- _Instructions for the task_: From the listing below, copy word for word every line starting at the one that includes "Emit a component" and ending at the one that includes "const waterTicks = [6e-10, 8e-10, 1e-9, 1.2e-9];"; the pictures are omitted.

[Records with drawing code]
╭──
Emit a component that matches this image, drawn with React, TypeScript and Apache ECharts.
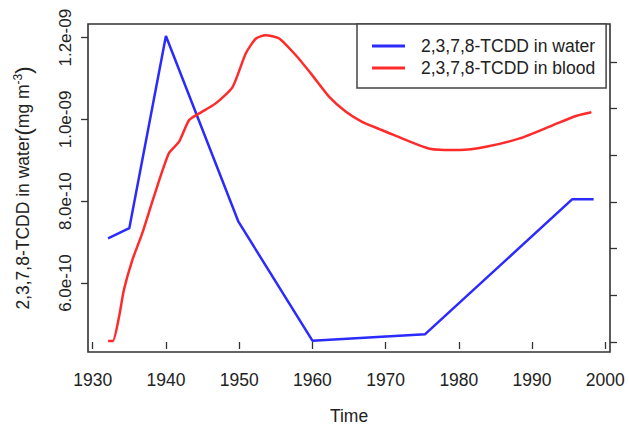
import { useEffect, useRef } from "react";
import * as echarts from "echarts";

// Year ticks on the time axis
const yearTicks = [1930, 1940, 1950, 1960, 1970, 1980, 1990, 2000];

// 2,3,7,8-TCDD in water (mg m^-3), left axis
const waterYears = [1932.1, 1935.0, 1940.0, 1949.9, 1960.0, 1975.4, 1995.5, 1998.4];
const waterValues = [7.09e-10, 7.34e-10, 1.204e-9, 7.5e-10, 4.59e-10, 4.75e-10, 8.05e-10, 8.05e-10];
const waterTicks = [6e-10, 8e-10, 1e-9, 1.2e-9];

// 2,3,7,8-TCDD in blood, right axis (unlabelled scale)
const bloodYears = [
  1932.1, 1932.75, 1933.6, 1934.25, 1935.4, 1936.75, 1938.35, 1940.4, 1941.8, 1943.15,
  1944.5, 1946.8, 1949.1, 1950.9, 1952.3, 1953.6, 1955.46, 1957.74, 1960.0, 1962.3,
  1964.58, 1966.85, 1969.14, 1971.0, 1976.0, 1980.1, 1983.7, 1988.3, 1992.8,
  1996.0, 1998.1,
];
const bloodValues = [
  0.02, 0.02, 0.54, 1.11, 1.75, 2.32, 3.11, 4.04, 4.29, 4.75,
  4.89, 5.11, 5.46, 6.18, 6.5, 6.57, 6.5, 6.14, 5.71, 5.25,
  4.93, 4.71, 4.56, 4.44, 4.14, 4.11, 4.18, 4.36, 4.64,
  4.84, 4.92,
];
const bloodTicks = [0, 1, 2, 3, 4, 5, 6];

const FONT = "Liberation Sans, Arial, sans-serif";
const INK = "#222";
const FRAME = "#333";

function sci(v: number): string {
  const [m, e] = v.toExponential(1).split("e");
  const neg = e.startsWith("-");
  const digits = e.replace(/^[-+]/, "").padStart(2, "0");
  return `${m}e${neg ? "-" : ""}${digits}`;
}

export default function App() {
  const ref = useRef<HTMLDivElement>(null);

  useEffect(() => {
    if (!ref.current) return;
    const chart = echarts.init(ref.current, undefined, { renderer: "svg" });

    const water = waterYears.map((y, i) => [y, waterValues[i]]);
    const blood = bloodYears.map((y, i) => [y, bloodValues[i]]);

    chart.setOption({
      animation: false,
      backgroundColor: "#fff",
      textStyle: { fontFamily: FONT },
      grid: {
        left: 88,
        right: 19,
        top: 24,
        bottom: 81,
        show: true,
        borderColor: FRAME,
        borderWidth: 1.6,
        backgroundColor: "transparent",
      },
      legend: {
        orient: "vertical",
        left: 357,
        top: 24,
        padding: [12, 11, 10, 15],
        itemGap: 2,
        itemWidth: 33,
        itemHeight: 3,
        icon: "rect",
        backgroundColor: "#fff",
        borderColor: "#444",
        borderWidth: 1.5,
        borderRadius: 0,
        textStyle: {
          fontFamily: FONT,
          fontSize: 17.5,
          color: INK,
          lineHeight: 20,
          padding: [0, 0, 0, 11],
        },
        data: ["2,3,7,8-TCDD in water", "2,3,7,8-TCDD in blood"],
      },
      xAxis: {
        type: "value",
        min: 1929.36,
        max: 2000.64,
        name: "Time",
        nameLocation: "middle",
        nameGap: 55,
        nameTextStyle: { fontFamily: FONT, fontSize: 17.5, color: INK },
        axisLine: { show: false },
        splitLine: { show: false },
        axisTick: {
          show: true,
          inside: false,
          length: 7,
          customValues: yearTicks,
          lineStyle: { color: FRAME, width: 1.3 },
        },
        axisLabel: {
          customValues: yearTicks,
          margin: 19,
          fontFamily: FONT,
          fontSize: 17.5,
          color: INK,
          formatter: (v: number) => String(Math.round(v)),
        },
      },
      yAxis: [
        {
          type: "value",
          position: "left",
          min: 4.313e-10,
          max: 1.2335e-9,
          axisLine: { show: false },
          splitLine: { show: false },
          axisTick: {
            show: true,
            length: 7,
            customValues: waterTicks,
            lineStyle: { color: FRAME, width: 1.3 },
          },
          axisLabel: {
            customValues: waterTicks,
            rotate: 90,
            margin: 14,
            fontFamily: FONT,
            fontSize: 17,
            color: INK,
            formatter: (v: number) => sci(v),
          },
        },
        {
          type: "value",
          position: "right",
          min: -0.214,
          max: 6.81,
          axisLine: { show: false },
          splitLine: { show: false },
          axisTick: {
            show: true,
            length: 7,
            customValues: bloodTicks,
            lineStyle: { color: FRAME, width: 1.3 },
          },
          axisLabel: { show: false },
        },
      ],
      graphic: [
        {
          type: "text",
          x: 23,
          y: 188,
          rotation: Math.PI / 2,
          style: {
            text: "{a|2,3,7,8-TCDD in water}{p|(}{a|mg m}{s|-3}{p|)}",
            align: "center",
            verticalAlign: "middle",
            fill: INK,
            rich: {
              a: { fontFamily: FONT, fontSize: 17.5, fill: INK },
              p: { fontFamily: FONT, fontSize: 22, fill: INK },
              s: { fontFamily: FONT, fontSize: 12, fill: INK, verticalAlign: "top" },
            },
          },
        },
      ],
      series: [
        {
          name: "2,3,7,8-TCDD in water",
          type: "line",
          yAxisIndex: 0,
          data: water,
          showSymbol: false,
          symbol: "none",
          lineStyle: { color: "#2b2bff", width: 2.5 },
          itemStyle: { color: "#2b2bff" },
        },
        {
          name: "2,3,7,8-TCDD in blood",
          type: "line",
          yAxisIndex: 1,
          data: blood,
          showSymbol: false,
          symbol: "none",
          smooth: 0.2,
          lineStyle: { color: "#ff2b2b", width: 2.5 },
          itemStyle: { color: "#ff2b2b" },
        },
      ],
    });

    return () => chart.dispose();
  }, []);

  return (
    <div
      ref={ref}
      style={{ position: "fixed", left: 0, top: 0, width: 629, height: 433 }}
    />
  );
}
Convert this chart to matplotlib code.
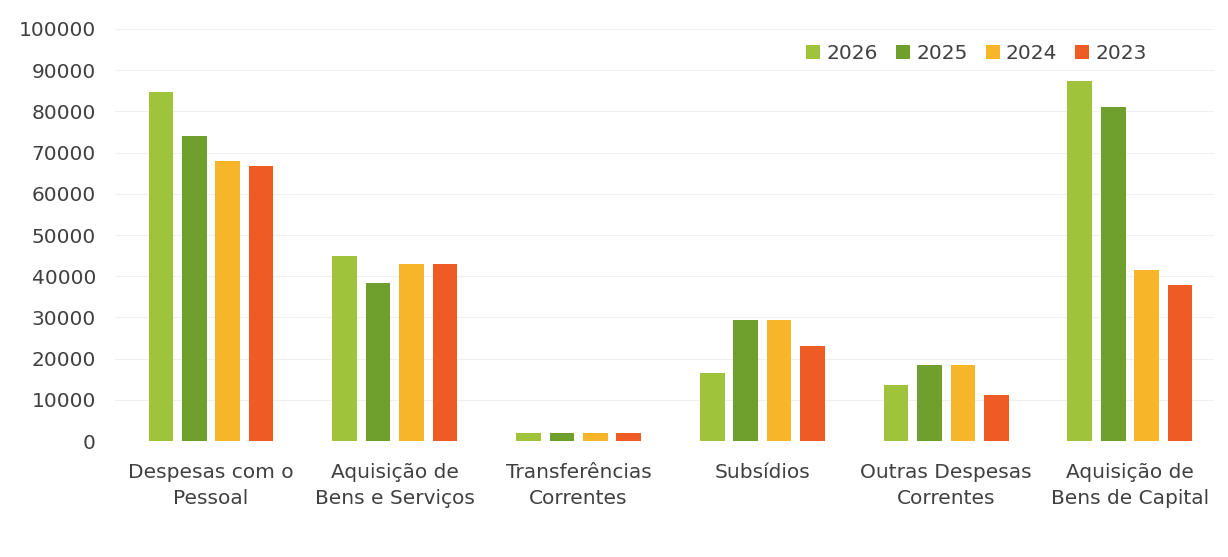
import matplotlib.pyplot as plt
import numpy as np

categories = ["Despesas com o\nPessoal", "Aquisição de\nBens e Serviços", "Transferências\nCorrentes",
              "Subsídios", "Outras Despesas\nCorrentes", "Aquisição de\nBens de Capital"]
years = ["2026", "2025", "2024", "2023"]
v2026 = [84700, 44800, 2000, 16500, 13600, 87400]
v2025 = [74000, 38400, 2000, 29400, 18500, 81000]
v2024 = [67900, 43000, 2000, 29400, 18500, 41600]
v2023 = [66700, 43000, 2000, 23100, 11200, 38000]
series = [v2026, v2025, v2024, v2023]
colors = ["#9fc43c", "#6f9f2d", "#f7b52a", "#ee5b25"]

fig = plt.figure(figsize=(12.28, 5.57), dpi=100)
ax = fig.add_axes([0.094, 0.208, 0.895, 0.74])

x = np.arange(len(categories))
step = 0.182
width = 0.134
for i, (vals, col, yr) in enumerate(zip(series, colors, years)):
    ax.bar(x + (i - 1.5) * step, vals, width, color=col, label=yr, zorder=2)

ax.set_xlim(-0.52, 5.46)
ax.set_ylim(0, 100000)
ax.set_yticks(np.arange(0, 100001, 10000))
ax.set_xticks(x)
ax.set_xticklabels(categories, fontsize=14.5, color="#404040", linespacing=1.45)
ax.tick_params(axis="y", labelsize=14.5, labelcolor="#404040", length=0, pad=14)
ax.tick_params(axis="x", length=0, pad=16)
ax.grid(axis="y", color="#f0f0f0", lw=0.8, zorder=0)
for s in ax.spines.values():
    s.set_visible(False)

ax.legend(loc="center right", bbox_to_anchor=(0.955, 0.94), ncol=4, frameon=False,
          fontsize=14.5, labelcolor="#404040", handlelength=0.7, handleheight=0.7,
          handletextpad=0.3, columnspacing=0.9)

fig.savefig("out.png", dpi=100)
╰──
╭──
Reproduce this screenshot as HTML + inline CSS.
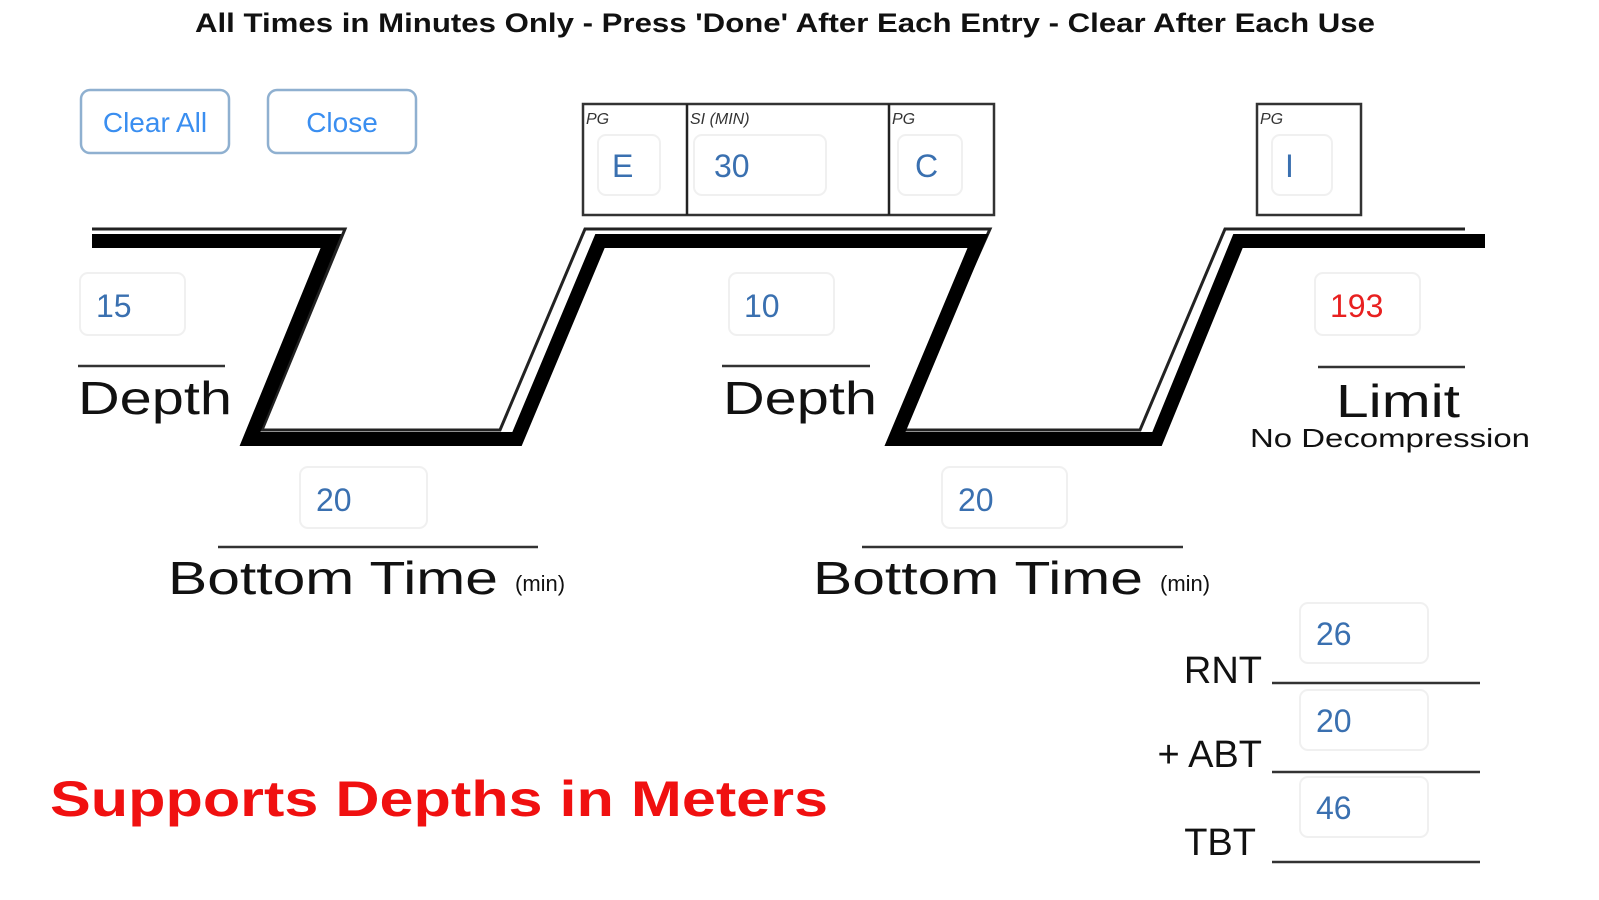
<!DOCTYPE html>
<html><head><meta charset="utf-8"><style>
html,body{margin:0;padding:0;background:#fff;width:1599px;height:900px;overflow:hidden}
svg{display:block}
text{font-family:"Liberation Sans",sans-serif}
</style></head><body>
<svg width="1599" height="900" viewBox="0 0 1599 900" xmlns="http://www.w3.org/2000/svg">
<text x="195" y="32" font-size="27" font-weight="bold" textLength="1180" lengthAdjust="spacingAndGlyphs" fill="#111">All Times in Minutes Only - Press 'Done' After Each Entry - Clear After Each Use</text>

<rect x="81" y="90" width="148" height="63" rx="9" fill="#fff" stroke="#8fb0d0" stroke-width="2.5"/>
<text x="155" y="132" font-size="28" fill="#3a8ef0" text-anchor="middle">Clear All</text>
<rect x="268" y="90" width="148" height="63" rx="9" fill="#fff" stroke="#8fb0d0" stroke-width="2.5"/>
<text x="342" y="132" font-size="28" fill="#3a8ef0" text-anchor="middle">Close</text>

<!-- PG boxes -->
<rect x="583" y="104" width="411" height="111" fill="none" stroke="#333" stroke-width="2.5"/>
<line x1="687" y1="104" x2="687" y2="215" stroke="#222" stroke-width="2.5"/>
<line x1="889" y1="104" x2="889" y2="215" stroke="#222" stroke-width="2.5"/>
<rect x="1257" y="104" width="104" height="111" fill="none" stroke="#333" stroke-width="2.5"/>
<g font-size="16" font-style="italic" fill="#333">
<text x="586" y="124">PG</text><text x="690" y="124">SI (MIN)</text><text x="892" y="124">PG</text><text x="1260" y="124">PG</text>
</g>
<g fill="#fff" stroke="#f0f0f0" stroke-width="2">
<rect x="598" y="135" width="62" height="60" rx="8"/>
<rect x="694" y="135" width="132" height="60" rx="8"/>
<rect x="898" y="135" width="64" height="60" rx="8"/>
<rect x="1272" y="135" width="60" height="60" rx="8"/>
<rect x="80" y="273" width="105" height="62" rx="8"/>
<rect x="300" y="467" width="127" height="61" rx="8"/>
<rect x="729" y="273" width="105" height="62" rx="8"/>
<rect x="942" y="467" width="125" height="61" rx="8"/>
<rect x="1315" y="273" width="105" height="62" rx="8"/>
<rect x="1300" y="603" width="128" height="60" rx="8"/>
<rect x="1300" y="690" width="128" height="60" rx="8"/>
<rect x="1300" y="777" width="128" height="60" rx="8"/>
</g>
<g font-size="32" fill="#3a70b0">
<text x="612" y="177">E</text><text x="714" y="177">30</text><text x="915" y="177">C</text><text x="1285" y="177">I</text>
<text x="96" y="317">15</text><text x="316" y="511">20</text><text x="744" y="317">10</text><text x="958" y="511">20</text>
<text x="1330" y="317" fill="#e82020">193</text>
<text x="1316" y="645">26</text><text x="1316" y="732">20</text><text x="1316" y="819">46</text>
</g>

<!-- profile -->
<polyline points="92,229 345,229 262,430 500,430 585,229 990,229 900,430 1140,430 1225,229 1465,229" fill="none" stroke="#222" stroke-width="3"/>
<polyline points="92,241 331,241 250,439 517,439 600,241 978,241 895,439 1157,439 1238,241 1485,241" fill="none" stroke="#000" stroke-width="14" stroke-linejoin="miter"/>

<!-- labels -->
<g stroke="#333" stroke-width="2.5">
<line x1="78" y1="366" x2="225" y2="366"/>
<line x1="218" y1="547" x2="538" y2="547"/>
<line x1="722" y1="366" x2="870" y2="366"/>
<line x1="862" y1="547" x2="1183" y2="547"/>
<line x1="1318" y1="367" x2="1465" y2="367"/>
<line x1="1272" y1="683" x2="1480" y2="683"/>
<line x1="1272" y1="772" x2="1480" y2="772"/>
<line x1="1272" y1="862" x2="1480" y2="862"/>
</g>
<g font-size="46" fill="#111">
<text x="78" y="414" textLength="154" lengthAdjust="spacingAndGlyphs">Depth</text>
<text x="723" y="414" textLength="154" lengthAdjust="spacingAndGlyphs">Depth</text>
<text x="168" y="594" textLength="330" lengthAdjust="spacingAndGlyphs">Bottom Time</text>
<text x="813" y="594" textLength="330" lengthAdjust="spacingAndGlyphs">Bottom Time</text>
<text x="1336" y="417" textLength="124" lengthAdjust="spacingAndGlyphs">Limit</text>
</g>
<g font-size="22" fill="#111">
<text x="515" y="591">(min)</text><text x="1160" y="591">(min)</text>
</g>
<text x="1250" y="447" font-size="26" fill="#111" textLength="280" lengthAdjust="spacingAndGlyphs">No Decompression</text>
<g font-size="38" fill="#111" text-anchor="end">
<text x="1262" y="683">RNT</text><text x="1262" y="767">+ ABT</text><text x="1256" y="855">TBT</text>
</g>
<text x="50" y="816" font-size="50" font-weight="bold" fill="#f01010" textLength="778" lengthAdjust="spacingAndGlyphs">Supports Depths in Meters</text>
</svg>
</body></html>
╰──
- _Expected output_:
Emit a component that matches this image, drawn with React, TypeScript and Apache ECharts.
import { useEffect, useRef } from "react";
import * as echarts from "echarts";

// Year ticks on the time axis
const yearTicks = [1930, 1940, 1950, 1960, 1970, 1980, 1990, 2000];

// 2,3,7,8-TCDD in water (mg m^-3), left axis
const waterYears = [1932.1, 1935.0, 1940.0, 1949.9, 1960.0, 1975.4, 1995.5, 1998.4];
const waterValues = [7.09e-10, 7.34e-10, 1.204e-9, 7.5e-10, 4.59e-10, 4.75e-10, 8.05e-10, 8.05e-10];
const waterTicks = [6e-10, 8e-10, 1e-9, 1.2e-9];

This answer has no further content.